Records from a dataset

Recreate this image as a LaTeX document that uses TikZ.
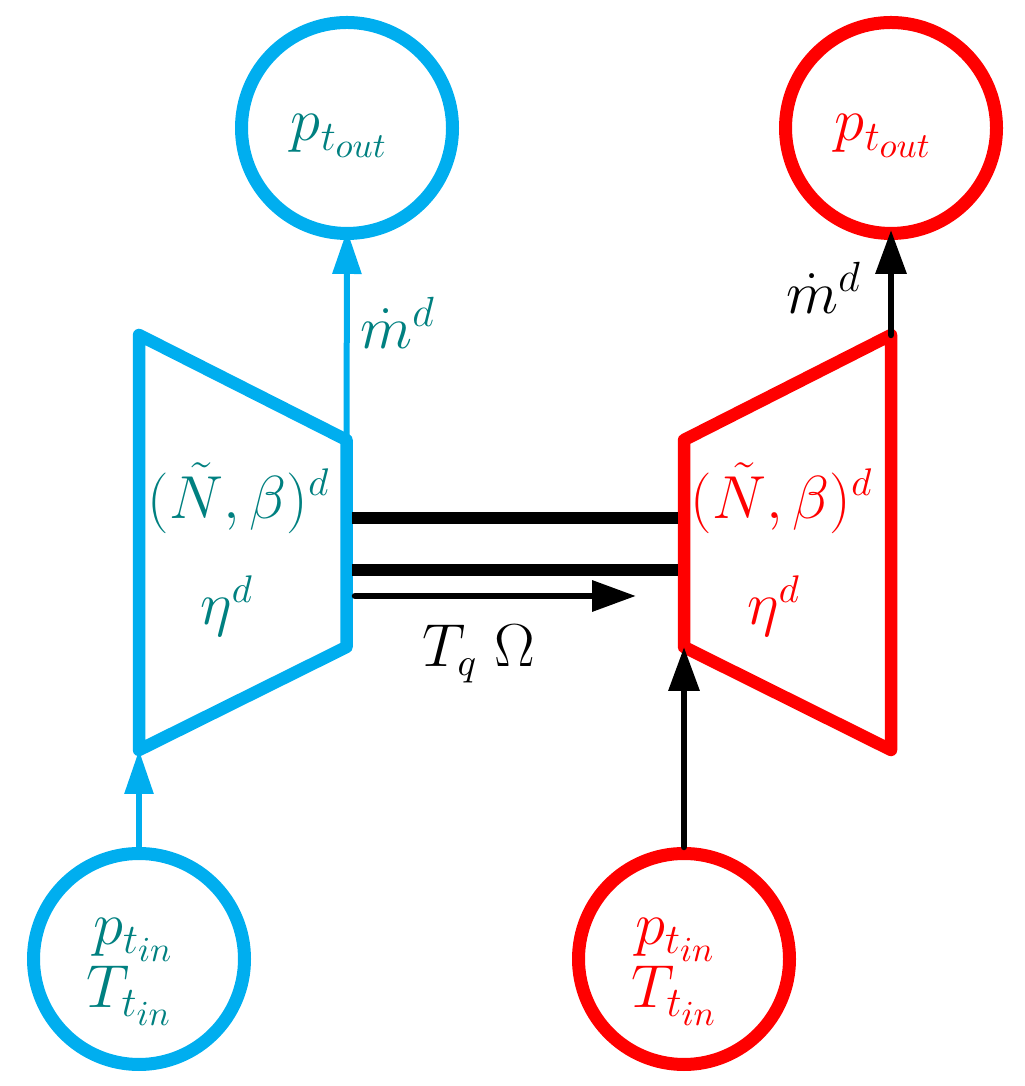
\documentclass[tikz,border=0pt]{standalone}
\usepackage{amsmath}
\usetikzlibrary{arrows.meta}
\definecolor{cblue}{RGB}{0,174,239}
\definecolor{tealtxt}{RGB}{0,128,128}
\tikzset{
  portcirc/.style={circle,draw,line width=1.3mm,minimum size=2.11cm,inner sep=0pt},
  turbo/.style={line width=1.25mm,line join=round,line cap=round},
  flowblue/.style={line width=0.6mm,line cap=round,cblue,-{Triangle[length=4.4mm,width=2.8mm]}},
  flowblack/.style={line width=0.65mm,line cap=round,-{Triangle[length=4.4mm,width=3mm]}},
  shaft/.style={line width=1.2mm},
  lbl/.style={font=\LARGE,inner sep=0pt},
  lblb/.style={font=\fontsize{16}{19}\selectfont,inner sep=0pt}
}
\begin{document}
\begin{tikzpicture}
	\useasboundingbox (0,0) rectangle (10.24,10.86);

	% blue side
	\node[portcirc,draw=cblue] (outL) at (3.47,9.58) {};
	\node[portcirc,draw=cblue] (inL) at (1.39,1.27) {};
	\coordinate (la) at (1.39,7.51);
	\coordinate (lb) at (3.465,6.46);
	\coordinate (lc) at (3.465,4.39);
	\coordinate (ld) at (1.39,3.36);
	\draw[turbo,cblue] (la) -- (lb) -- (lc) -- (ld) -- cycle;
	\draw[flowblue,shorten >=-1mm] (lb) -- (outL.south);
	\draw[flowblue] (inL.north) -- (ld);
	\node[lbl,text=tealtxt] (poL) at (3.40,9.50) {$p_{t_{out}}$};
	\node[lbl,text=tealtxt] (piL) at (1.34,1.46) {$p_{t_{in}}$};
	\node[lbl,text=tealtxt] (TiL) at (1.30,0.90) {$T_{t_{in}}$};
	\node[lbl,text=tealtxt] (mL) at (3.98,7.63) {$\dot m^{d}$};
	\node[lblb,text=tealtxt] (gL) at (2.39,5.88) {$(\tilde N,\beta)^{d}$};
	\node[lblb,text=tealtxt] (eL) at (2.27,4.80) {$\eta^{d}$};

	% red side
	\node[portcirc,draw=red] (outR) at (8.91,9.58) {};
	\node[portcirc,draw=red] (inR) at (6.84,1.27) {};
	\coordinate (ra) at (8.91,7.51);
	\coordinate (rb) at (6.84,6.46);
	\coordinate (rc) at (6.84,4.39);
	\coordinate (rd) at (8.91,3.36);
	\draw[turbo,red] (ra) -- (rb) -- (rc) -- (rd) -- cycle;
	\draw[flowblack,shorten >=-1mm] (ra) -- (outR.south);
	\draw[flowblack] (inR.north) -- (rc);
	\node[lbl,text=red] (poR) at (8.84,9.50) {$p_{t_{out}}$};
	\node[lbl,text=red] (piR) at (6.76,1.46) {$p_{t_{in}}$};
	\node[lbl,text=red] (TiR) at (6.75,0.90) {$T_{t_{in}}$};
	\node[lbl] (mR) at (8.24,7.98) {$\dot m^{d}$};
	\node[lblb,text=red] (gR) at (7.82,5.88) {$(\tilde N,\beta)^{d}$};
	\node[lblb,text=red] (eR) at (7.74,4.80) {$\eta^{d}$};

	% shaft
	\draw[shaft] (3.52,5.68) -- (6.78,5.68);
	\draw[shaft] (3.52,5.16) -- (6.78,5.16);
	\coordinate (tqs) at (3.55,4.90);
	\coordinate (tqe) at (6.36,4.90);
	\draw[flowblack] (tqs) -- (tqe);
	\node[lblb] (tq) at (4.79,4.32) {$T_{q}\ \Omega$};
\end{tikzpicture}
\end{document}
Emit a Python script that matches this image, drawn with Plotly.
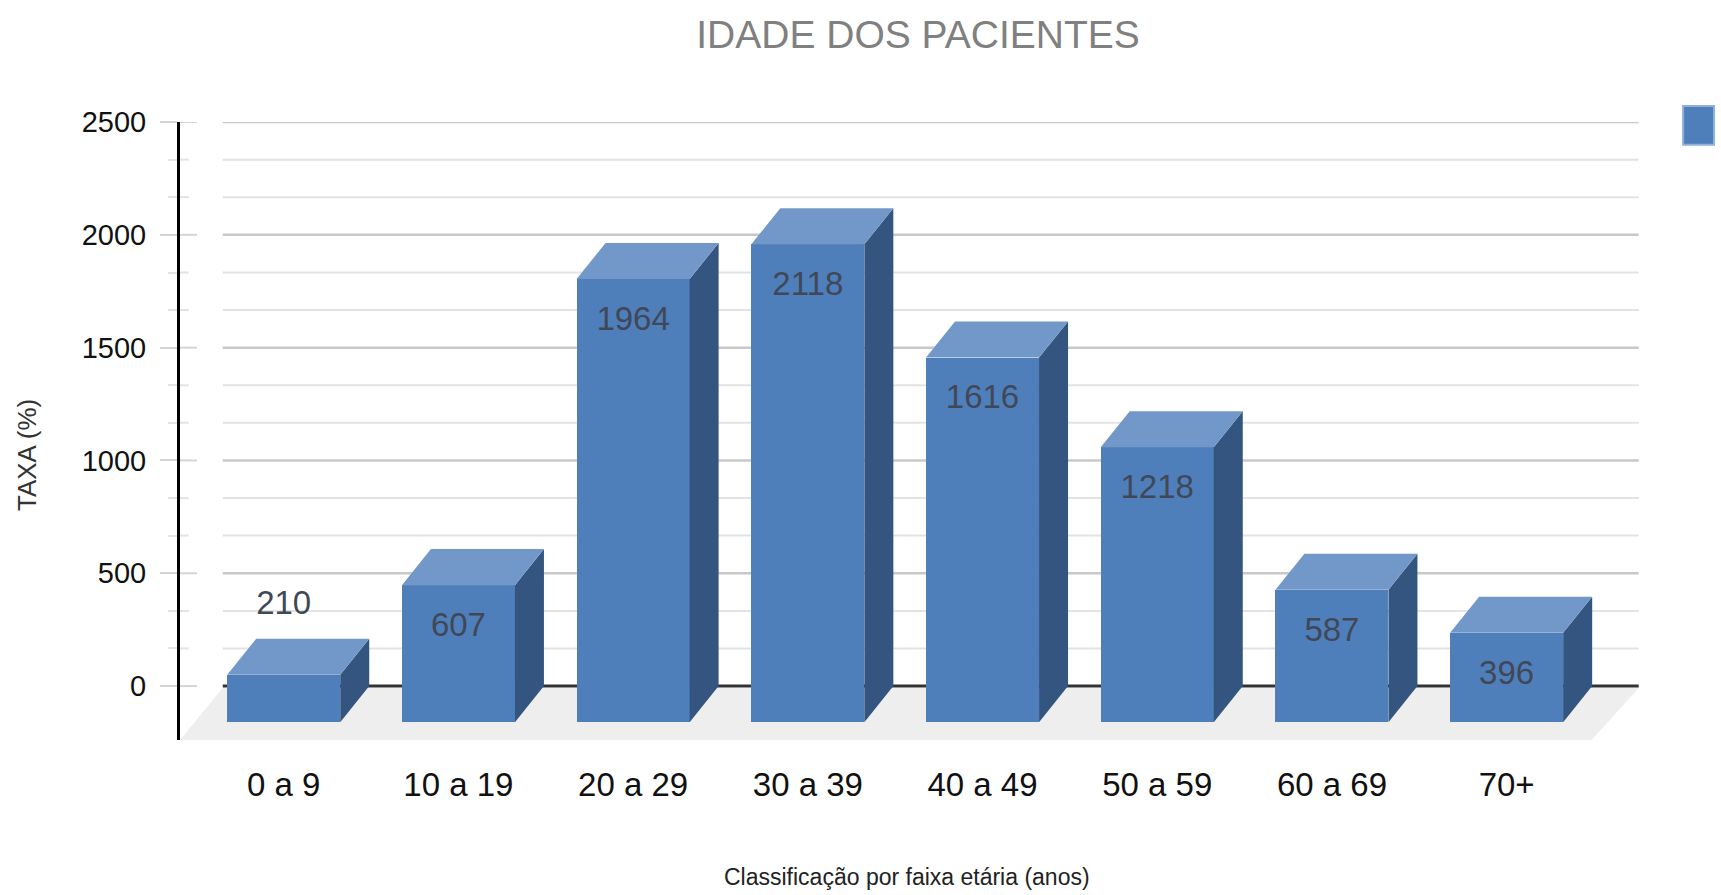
import plotly.graph_objects as go

CATEGORIES = ["0 a 9", "10 a 19", "20 a 29", "30 a 39", "40 a 49", "50 a 59", "60 a 69", "70+"]
VALUES = [210, 607, 1964, 2118, 1616, 1218, 587, 396]
LABEL_Y = [354, 258, 1615, 1769, 1267, 869, 238, 47]
MAJOR_TICKS = [0, 500, 1000, 1500, 2000, 2500]
MINOR_TICKS = [167, 333, 667, 833, 1167, 1333, 1667, 1833, 2167, 2333]

TITLE = "IDADE DOS PACIENTES"
X_TITLE = "Classificação por faixa etária (anos)"
Y_TITLE = "TAXA (%)"

FRONT, TOP, SIDE = "#4f7fba", "#7298c9", "#33557f"
FONT = "Liberation Sans, Arial, sans-serif"

W, H = 1721, 895
BAR_W = 0.647      # category units
DX = 0.166         # oblique depth, category units
DY = 160           # oblique depth, value units
X_RANGE = [-0.5936, 8.227]
Y_RANGE = [-239, 2500]
GRID_L, GRID_R = -0.349, 7.756
FLOOR_FRONT_R = 7.486
KEY_L, KEY_R = 8.01, 8.187   # category units

xs = list(range(len(CATEGORIES)))
fig = go.Figure()

shapes = [dict(type="path", layer="below", line_width=0, fillcolor="#eeeeee", xref="x", yref="y",
               path=f"M {X_RANGE[0]} {Y_RANGE[0]} L {FLOOR_FRONT_R} {Y_RANGE[0]} L {GRID_R} -8 L {GRID_L} -8 Z")]
for t in MINOR_TICKS:
    shapes.append(dict(type="line", layer="below", xref="x", yref="y", x0=GRID_L, x1=GRID_R, y0=t, y1=t,
                       line=dict(color="#e3e3e3", width=2)))
    shapes.append(dict(type="line", layer="below", xref="x", yref="y", x0=X_RANGE[0], x1=X_RANGE[0] + 0.05, y0=t, y1=t,
                       line=dict(color="#e3e3e3", width=2)))
for t in MAJOR_TICKS[1:]:
    shapes.append(dict(type="line", layer="below", xref="x", yref="y", x0=GRID_L, x1=GRID_R, y0=t, y1=t,
                       line=dict(color="#c8c8c8", width=2.5)))
    shapes.append(dict(type="line", layer="below", xref="x", yref="y", x0=X_RANGE[0], x1=X_RANGE[0] + 0.097, y0=t, y1=t,
                       line=dict(color="#d4d4d4", width=2)))
shapes.append(dict(type="line", layer="below", xref="x", yref="y", x0=X_RANGE[0], x1=X_RANGE[0] + 0.097, y0=0, y1=0,
                   line=dict(color="#d4d4d4", width=2)))
shapes.append(dict(type="line", layer="below", xref="x", yref="y", x0=GRID_L, x1=GRID_R, y0=0, y1=0,
                   line=dict(color="#333333", width=3)))
# unlabelled legend key of the single series
shapes.append(dict(type="rect", xref="x", yref="paper", x0=KEY_L, x1=KEY_R, y0=0.963, y1=1.026,
                   fillcolor=FRONT, line=dict(color="#8fb0d8", width=2)))

fig.add_trace(go.Bar(x=xs, y=VALUES, base=-DY, width=BAR_W, marker=dict(color=FRONT, line_width=0),
                     showlegend=False, hoverinfo="skip"))

for x, v in zip(xs, VALUES):
    l, r = x - BAR_W / 2, x + BAR_W / 2
    fig.add_trace(go.Scatter(x=[r, r + DX, r + DX, r, r], y=[-DY, 0, v, v - DY, -DY], mode="lines",
                             fill="toself", fillcolor=SIDE, line=dict(width=0), showlegend=False, hoverinfo="skip"))
    fig.add_trace(go.Scatter(x=[l, l + DX, r + DX, r, l], y=[v - DY, v, v, v - DY, v - DY], mode="lines",
                             fill="toself", fillcolor=TOP, line=dict(width=0), showlegend=False, hoverinfo="skip"))

fig.add_trace(go.Scatter(x=xs, y=LABEL_Y, mode="text", text=[str(v) for v in VALUES],
                         textfont=dict(family=FONT, size=33, color="#404858"),
                         textposition="middle center", showlegend=False, hoverinfo="skip"))

fig.update_layout(
    width=W, height=H, plot_bgcolor="white", paper_bgcolor="white",
    margin=dict(l=180, r=0, t=122, b=155, autoexpand=False),
    shapes=shapes, bargap=0,
    title=dict(text=TITLE, x=918 / W, xanchor="center", xref="container", y=1 - 34 / H, yanchor="middle",
               font=dict(family=FONT, size=39, color="#808080")),
    annotations=[
        dict(text=X_TITLE, xref="x", yref="paper", x=(907 - 283.7) / 174.7, y=-137 / 618, showarrow=False,
             xanchor="center", yanchor="middle", font=dict(family=FONT, size=23, color="#222222")),
        dict(text=Y_TITLE, xref="paper", yref="y", x=-153 / 1541, y=(686 - 455) / 0.2256, showarrow=False, textangle=-90,
             xanchor="center", yanchor="middle", font=dict(family=FONT, size=26, color="#333333")),
    ],
    xaxis=dict(range=X_RANGE, tickmode="array", tickvals=xs, ticktext=CATEGORIES, showgrid=False, zeroline=False,
               showline=False, ticks="", ticklabelstandoff=22,
               tickfont=dict(family=FONT, size=33, color="#111111")),
    yaxis=dict(range=Y_RANGE, tickmode="array", tickvals=MAJOR_TICKS, showgrid=False, zeroline=False,
               showline=True, linecolor="#000000", linewidth=3, ticks="outside", ticklen=17, tickcolor="#d4d4d4",
               tickwidth=2, ticklabelstandoff=8, tickfont=dict(family=FONT, size=29, color="#111111"),
               minor=dict(tickmode="array", tickvals=MINOR_TICKS, ticks="outside", ticklen=9, tickcolor="#e3e3e3", tickwidth=2)),
)

fig.write_html("out.html", config=dict(displayModeBar=False), post_script="document.body.style.margin='0';")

EXERCISE GOAL :: Nothing but the lines above, starting at the line that contains "Emit a Python" and ending at the line that contains "fig = go.Figure()", should be given again, exactly and without the pictures.

RIGHT ANSWER ::
Emit a Python script that matches this image, drawn with Plotly.
import plotly.graph_objects as go

CATEGORIES = ["0 a 9", "10 a 19", "20 a 29", "30 a 39", "40 a 49", "50 a 59", "60 a 69", "70+"]
VALUES = [210, 607, 1964, 2118, 1616, 1218, 587, 396]
LABEL_Y = [354, 258, 1615, 1769, 1267, 869, 238, 47]
MAJOR_TICKS = [0, 500, 1000, 1500, 2000, 2500]
MINOR_TICKS = [167, 333, 667, 833, 1167, 1333, 1667, 1833, 2167, 2333]

TITLE = "IDADE DOS PACIENTES"
X_TITLE = "Classificação por faixa etária (anos)"
Y_TITLE = "TAXA (%)"

FRONT, TOP, SIDE = "#4f7fba", "#7298c9", "#33557f"
FONT = "Liberation Sans, Arial, sans-serif"

W, H = 1721, 895
BAR_W = 0.647      # category units
DX = 0.166         # oblique depth, category units
DY = 160           # oblique depth, value units
X_RANGE = [-0.5936, 8.227]
Y_RANGE = [-239, 2500]
GRID_L, GRID_R = -0.349, 7.756
FLOOR_FRONT_R = 7.486
KEY_L, KEY_R = 8.01, 8.187   # category units

xs = list(range(len(CATEGORIES)))
fig = go.Figure()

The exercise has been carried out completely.